### Instructions to follow
Where the data below has the string "this", return the whole line.
[START Supplied data]
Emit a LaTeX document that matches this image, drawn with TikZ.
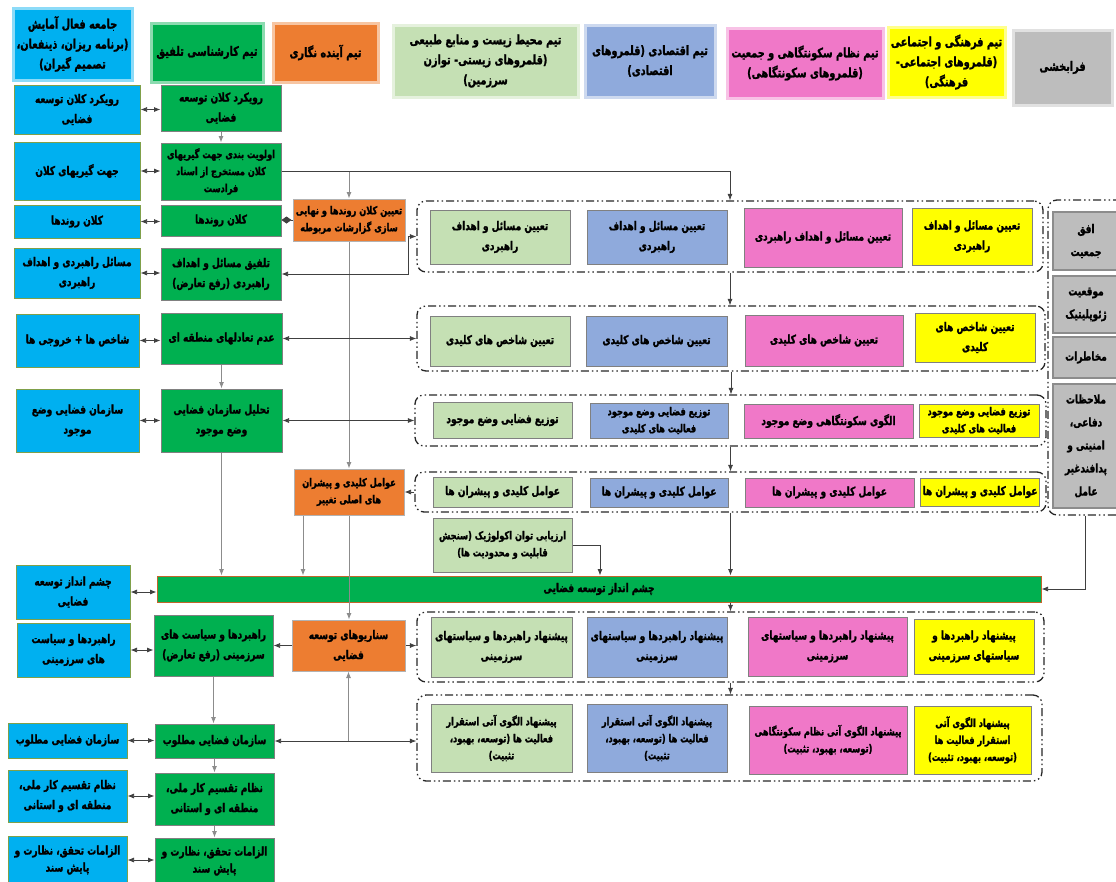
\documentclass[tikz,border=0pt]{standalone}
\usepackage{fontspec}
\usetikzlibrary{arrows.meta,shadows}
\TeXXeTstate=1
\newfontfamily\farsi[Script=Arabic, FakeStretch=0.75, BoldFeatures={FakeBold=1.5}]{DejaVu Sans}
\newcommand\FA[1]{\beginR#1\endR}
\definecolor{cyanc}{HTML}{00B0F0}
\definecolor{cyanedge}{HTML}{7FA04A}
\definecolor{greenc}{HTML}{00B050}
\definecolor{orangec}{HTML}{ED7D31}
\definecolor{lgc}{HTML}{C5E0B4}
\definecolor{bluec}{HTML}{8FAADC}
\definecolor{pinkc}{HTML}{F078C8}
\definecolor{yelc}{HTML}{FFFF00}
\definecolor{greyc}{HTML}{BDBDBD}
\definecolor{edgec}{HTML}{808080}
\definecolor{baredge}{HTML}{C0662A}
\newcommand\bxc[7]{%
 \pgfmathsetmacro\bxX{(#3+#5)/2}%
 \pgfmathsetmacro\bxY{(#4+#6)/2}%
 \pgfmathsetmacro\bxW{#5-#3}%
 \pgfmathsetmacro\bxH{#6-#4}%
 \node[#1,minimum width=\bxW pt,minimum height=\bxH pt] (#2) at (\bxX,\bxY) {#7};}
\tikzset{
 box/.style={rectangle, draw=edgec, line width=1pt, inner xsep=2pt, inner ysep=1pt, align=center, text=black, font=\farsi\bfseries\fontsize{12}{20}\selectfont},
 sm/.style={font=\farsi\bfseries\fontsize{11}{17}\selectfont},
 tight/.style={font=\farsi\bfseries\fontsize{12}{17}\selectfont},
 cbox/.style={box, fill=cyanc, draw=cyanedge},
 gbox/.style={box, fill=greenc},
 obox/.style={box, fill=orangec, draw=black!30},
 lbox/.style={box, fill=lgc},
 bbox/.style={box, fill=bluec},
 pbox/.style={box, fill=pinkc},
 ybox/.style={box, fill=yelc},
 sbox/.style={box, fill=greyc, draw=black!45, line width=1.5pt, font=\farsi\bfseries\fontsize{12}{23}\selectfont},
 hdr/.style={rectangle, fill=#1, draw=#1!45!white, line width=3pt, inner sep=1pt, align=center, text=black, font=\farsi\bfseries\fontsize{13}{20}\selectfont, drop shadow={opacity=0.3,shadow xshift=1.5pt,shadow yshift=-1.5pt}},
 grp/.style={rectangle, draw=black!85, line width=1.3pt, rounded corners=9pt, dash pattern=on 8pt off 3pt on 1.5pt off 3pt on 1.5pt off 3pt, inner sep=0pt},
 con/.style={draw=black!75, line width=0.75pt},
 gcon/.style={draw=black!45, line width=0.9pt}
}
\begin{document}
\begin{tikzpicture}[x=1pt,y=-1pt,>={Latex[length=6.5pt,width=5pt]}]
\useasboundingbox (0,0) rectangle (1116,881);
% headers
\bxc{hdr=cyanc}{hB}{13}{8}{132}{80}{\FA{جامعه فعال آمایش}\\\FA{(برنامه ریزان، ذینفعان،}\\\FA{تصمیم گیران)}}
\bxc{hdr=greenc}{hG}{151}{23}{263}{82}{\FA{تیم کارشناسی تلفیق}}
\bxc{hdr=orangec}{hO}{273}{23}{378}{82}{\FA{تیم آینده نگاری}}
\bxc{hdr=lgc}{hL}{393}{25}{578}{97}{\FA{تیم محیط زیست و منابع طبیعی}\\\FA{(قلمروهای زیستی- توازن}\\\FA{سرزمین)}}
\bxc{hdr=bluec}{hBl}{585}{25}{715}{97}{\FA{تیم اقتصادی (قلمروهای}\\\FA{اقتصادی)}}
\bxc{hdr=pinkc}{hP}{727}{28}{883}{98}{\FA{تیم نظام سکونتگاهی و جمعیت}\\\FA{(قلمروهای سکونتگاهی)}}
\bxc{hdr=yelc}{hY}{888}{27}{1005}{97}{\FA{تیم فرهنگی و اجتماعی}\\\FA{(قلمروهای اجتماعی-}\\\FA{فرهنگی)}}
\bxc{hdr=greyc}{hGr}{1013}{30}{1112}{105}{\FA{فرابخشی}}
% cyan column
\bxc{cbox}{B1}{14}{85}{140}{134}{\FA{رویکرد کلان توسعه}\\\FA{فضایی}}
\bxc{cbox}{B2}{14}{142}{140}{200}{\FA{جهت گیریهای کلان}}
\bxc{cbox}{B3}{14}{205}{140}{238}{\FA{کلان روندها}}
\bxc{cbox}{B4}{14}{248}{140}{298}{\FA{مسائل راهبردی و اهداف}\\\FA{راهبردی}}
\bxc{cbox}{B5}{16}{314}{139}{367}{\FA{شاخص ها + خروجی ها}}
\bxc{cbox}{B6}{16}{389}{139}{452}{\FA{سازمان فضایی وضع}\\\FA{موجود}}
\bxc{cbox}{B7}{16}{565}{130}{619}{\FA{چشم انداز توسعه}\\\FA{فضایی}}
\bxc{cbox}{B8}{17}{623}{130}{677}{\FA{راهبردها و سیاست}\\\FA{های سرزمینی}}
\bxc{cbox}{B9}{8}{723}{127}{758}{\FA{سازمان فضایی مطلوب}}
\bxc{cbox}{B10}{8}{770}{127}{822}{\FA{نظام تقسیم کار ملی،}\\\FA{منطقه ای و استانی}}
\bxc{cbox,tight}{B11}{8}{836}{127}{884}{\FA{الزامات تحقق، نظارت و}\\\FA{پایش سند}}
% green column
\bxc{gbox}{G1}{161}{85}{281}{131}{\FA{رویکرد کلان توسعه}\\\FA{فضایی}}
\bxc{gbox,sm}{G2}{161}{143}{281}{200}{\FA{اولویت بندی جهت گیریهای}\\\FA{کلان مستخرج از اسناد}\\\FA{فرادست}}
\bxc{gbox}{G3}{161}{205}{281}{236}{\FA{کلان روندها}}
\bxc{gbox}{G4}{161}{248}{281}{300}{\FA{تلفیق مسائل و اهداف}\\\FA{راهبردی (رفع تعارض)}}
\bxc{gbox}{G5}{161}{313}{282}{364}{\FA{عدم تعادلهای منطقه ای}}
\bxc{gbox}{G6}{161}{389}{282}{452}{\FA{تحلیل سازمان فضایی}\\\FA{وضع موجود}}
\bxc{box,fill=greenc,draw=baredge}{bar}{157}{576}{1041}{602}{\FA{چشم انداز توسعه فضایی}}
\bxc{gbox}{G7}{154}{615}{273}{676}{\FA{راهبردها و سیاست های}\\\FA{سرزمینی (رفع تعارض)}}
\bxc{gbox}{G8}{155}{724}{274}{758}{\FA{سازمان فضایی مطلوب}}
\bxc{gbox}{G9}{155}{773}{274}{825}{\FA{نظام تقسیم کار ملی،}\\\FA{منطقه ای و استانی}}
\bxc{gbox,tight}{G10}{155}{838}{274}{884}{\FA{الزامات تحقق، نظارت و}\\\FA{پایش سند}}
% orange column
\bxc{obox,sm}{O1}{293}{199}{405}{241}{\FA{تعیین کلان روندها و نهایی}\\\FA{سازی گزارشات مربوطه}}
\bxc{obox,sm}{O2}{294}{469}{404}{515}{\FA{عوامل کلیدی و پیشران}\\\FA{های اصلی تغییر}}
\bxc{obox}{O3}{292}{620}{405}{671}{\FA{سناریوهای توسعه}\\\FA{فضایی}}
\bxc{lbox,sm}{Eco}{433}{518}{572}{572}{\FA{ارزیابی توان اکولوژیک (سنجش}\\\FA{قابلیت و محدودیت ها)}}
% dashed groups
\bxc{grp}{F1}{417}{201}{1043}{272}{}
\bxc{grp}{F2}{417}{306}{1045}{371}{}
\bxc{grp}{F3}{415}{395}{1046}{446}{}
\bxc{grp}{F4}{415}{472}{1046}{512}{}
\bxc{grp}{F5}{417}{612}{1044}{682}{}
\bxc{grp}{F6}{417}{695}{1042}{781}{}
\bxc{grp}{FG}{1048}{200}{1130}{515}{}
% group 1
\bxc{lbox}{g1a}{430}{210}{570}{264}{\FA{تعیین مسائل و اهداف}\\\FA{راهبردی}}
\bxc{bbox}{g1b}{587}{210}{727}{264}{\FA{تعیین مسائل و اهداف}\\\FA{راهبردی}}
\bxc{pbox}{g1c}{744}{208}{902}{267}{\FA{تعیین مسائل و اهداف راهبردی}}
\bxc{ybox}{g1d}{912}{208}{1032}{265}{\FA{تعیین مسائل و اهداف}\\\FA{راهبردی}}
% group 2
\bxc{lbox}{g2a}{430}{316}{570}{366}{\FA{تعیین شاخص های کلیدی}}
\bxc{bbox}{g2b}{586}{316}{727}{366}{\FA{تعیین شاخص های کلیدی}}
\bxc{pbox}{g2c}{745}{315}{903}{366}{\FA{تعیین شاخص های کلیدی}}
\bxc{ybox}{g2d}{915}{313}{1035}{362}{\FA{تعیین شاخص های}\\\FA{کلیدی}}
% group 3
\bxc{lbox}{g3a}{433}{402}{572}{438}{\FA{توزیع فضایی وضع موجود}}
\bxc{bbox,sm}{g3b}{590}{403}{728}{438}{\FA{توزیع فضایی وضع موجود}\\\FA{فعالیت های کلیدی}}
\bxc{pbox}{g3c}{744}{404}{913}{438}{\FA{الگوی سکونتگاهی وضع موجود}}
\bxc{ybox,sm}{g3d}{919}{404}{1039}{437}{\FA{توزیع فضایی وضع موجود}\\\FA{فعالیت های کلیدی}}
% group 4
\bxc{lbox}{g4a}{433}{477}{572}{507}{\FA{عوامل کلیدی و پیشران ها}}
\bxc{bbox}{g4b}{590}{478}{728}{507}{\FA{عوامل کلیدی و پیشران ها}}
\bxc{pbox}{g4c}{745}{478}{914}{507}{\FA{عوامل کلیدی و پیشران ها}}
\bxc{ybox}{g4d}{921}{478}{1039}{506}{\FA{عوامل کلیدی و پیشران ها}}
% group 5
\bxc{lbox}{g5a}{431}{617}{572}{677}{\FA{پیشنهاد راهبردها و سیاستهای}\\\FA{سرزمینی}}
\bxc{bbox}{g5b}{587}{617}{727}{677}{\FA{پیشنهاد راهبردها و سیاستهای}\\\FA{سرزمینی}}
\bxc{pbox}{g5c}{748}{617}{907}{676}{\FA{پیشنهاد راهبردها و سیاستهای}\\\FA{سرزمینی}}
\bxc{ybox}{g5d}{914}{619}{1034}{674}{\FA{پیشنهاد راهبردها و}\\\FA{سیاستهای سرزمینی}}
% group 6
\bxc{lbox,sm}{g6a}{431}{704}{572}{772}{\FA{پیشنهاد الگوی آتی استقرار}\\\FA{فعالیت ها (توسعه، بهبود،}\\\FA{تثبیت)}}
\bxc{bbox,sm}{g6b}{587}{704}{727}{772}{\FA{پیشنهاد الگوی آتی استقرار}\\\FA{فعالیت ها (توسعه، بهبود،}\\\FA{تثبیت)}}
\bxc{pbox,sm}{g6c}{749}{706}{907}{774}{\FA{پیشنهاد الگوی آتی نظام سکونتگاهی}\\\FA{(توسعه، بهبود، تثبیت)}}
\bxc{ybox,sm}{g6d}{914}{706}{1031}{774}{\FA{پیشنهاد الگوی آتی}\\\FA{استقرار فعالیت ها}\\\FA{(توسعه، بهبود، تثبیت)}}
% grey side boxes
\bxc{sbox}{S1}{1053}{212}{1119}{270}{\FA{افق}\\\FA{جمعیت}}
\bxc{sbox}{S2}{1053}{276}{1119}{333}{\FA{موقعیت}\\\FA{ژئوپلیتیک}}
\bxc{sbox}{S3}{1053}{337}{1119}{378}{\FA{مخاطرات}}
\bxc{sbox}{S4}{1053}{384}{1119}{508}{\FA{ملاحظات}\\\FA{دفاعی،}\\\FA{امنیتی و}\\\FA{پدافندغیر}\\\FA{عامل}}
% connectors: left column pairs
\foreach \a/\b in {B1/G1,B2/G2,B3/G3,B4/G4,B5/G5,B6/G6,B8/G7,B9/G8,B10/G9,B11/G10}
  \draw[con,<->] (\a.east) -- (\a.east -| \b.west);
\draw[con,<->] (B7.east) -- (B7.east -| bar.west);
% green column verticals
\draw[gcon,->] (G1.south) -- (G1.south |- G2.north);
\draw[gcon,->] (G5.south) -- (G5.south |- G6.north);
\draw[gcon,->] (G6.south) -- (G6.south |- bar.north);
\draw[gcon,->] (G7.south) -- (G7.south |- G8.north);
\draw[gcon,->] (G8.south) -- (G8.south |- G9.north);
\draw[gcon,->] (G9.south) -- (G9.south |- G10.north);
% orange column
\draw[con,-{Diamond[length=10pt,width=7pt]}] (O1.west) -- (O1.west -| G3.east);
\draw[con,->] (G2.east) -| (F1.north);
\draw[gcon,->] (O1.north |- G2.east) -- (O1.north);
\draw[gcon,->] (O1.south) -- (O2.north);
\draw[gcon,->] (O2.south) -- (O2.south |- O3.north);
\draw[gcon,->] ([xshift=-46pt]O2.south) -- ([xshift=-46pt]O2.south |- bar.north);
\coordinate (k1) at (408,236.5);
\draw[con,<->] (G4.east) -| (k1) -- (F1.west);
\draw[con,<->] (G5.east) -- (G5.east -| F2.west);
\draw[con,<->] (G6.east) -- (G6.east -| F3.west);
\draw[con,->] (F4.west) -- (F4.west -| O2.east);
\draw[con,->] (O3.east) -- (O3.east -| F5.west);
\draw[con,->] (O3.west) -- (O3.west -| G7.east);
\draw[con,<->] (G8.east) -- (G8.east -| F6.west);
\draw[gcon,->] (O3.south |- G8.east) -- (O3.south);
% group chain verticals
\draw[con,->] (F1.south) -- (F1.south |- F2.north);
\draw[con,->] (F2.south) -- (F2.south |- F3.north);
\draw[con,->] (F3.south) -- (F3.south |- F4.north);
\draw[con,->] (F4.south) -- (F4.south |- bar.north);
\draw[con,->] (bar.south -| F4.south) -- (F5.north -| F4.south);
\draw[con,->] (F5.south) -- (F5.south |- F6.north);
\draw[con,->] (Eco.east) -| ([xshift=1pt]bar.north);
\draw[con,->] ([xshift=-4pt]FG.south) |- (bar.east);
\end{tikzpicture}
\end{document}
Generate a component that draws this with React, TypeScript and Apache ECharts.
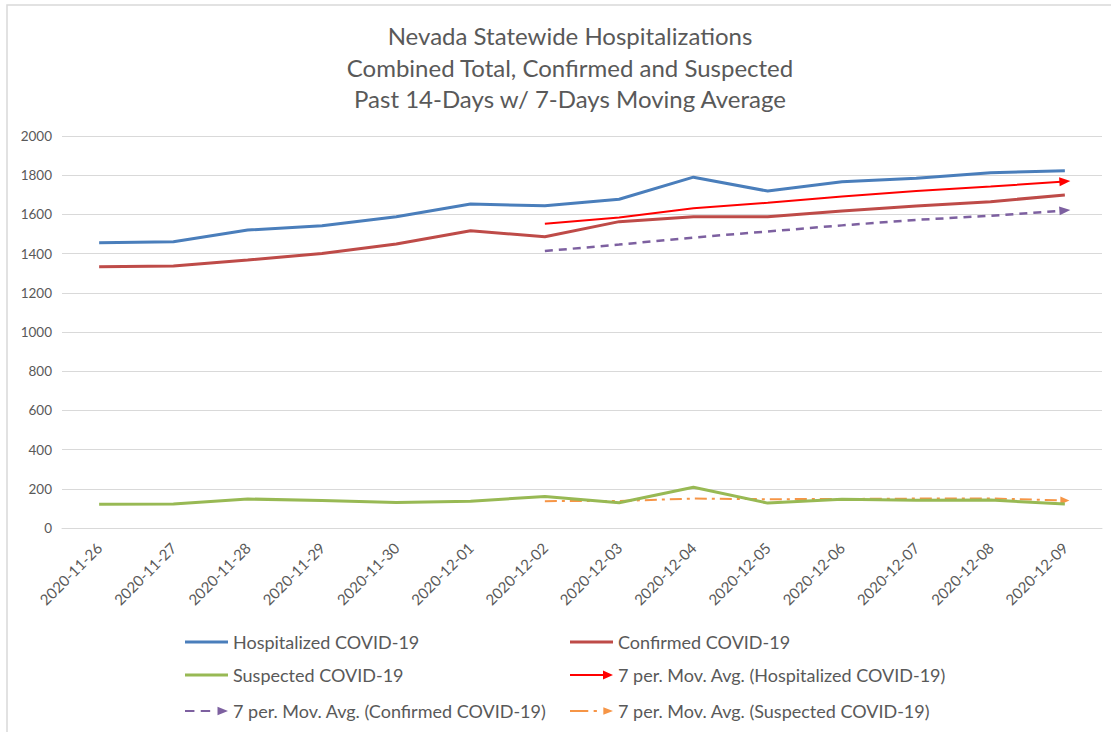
[END Supplied data]
### Exercise result
Emit a LaTeX document that matches this image, drawn with TikZ.
Generate a component that draws this with React, TypeScript and Apache ECharts.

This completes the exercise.